Para mi sorpresa se habían reunido escaladores de generaciones anteriores y posteriores a la mía. Tan feliz circunstancia me dio la pauta para alejarme de los relatos de montaña, con frecuencia llenos de egomanía. ¿Habían subido los escaladores, algunos procedentes de lejanas tierras, hasta aquel refugio en lo alto de la Sierra de Pachuca sólo para oír hablar de escalada a otro escalador?

Ocupé no más de quince minutos hablando de algunas escaladas. De inmediato pasé a hacer reflexiones, dirigidas a mí mismo, tales como: “¿Por qué los escaladores de más de cincuenta años de edad ya no van a las montañas?”,etc. Automáticamente, los ahí presentes, hicieron suya la conferencia y cinco horas después seguíamos intercambiando puntos de vista. Abandonar el monólogo y pasar a la discusión dialéctica siempre da resultados positivos para todos. Afuera la helada tormenta golpeaba los grandes ventanales del albergue pero en el interior debatíamos fraternal y apasionadamente.

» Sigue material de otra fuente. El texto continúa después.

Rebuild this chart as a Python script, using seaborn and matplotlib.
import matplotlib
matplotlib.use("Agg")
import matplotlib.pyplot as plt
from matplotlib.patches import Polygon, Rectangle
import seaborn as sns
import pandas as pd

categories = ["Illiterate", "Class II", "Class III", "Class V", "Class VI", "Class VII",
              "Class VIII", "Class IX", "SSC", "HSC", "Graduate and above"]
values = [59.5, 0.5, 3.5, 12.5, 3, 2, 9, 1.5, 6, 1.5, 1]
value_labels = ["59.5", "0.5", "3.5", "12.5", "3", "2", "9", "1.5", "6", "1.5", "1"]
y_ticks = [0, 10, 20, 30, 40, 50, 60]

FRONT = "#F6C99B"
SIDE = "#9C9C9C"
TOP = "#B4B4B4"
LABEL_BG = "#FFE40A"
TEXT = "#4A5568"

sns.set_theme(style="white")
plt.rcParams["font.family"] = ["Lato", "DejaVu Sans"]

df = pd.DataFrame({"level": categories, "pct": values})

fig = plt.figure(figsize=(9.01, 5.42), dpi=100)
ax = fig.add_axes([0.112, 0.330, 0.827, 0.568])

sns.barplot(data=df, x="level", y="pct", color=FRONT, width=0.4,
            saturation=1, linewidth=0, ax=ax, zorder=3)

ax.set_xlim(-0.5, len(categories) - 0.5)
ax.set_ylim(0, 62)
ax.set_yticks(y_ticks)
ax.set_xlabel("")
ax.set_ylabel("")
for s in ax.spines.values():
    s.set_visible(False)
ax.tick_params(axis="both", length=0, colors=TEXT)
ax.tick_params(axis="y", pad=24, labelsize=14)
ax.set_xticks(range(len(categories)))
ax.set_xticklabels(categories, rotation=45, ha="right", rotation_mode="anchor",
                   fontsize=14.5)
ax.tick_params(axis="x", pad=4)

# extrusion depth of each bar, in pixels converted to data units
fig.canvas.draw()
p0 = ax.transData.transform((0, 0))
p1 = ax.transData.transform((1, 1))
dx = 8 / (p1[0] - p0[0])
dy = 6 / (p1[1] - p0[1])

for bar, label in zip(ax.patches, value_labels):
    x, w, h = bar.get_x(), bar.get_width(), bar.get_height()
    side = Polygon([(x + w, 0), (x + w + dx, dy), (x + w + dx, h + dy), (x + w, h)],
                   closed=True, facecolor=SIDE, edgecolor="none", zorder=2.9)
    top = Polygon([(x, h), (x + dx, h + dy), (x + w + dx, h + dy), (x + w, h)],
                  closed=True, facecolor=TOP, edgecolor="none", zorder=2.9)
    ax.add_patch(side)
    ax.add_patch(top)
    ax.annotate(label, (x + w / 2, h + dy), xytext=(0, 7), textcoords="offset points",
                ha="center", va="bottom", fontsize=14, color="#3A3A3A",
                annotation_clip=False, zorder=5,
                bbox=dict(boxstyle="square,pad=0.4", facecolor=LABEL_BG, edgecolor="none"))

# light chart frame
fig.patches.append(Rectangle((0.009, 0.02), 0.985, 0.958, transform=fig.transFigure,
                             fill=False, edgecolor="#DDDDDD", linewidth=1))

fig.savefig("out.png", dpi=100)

Tuve la fortuna de encontrar a escaladores que varias décadas atrás habían sido mis maestros en la montaña, como el caso de Raúl Pérez, de Pachuca. Saludé a mi gran amigo Raúl Revilla. Encontré al veterano y gran montañista Eder Monroy. Durante cuarenta años escuché hablar de él como uno de los pioneros del montañismo hidalguense sin haber tenido la oportunidad de conocerlo. Tuve la fortuna de conocer también a Efrén Bonilla y a Alfredo Velázquez, a la sazón, éste último, presidente de la Federación Mexicana de Deportes de Montaña y Escalada, A. C. (FMDME). Ambos pertenecientes a generaciones de más acá, con proyectos para realizare en las lejanas montañas del extranjero como sólo los jóvenes lo pueden soñar y realizar. También conocí a Carlos Velázquez, hermano de Tomás Velázquez (fallecido unos 15 años atrás).

Después los perdí de vista a todos y no sé hasta donde han caminado con el propósito de escribir. Por mi parte ofrezco en esta página los trabajos que aun conservo. Mucho me hubiera gustado incluir aquí el libro Los mexicanos en la ruta de los polacos, que relata la expedición nuestra al filo noreste del Aconcagua en 1974. Se trata de la suma de tantas faltas, no técnicas, pero sí de conducta, que estoy seguro sería de mucha utilidad para los que en el futuro sean responsables de una expedición al extranjero. Pero mi último ejemplar lo presté a Mario Campos Borges y no me lo ha regresado.

Por fortuna al filo de la medianoche llegamos a dos conclusiones: (1) los montañistas dejan de ir a la montaña porque no hay retroalimentación mediante la práctica de leer y de escribir de alpinismo. De alpinismo de todo el mundo. (2) nos gusta escribir lo exitoso y callamos deliberadamente los errores. Con el tiempo todo mundo se aburre de leer relatos maquillados. Con el nefasto resultado que los libros no se venden y las editoriales deciden ya no publicar de alpinismo…

Al final me pareció que el resultado de la jornada había alcanzado el entusiasta compromiso de escribir, escribir y más escribir.